My essay on Google 2.0 has just appeared in the latest issue of Against the Grain.—Sandy Thatcher, Penn State University Press

mbelvadi - January 30, 2010 at 9:57 am

I am very disappointed that one of my favorite authors, Ms. LeGuin, would actually write such unbelievably Orwellian doublespeak as this: “we cannot have free and open dissemination of information and literature unless the use of written material continues to be controlled by those who write it or own legitimate right in it.” Monopoly (that’s what copyright is, folks) control needs to have reasonable limits on it, and life of the author + 70 years past the author’s death is NOT reasonable for a society to wait for “free and open dissemination”, particularly of non-fiction material, aka scholarly research.On the GBS settlement, I don’t understand all these people who keep decrying Google’s supposed monopoly. Could someone please explain what is in the settlement that gives Google a monopoly to anything besides the physical scanned images that Google itself paid to scan? Does the settlement prevent anyone else from re-scanning the same books and cutting the same deal with the publishers?

allens - January 30, 2010 at 6:53 pm

I’ll be avoiding buying new books from any of the authors who signed the petition. Copyright is no longer (if it ever was) consistent with freedom of the press.

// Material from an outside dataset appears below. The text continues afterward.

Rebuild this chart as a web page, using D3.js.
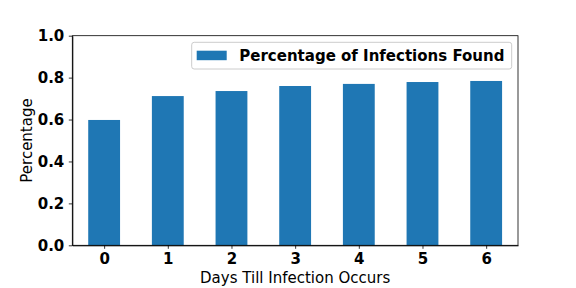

francesgrimble - January 30, 2010 at 9:22 pm

Copyright protection is essential for creators of works to make a living; it enables them to sell their works. If they do not make a living, there will be no press. Or at least a lot less of it.Writing (and the supporting professions of editing, indexing, illustration, graphic design, translation, and many others) is a profession, requiring considerable skill, time, and often financial investment.There are numerous public misconceptions about the Google Settlement.1. That it does not cover works in print. False. It covers all books published before January 5,2009, and controls their copyrights for the rest of the copyright term. Furthermore, it covers numerous magazine articles, monographs, etc., considered bound by the very loose description of binding in the Settlement.2. That Google will only display “snippets.” False. The Settlement covers the sale of entire books by Google, as e-books, print-on-demand books, and as parts of library database subscriptions. The “snippet” issue was entirely discarded from the original suit.3. That all these works will be given away to the public. False. The Settlement is all about selling them–with most of the profits going to Google. The Settlement does not pay copyright holders at all for many uses.I could go on, but the point is: Google has seized millions of copyrights for the purpose of massive profit. They are not some kind of Robin Hood stealing from “the rich” (writers are rarely rich) to give to “the poor.” It’s hardly fair to expect writers to become a slave class, whether laboring to provide free education and entertainment to people who earn more than most writers do, or whether laboring to make even more billions in profit for a large corporation.

berkeleyprof - February 1, 2010 at 7:42 am

Authors who value the dissemination of their work, but also worry about the loss of their royalties, have a good point. Google’s profits are significant – they should find a way to address this concern through alternate forms of financial benefit to authors.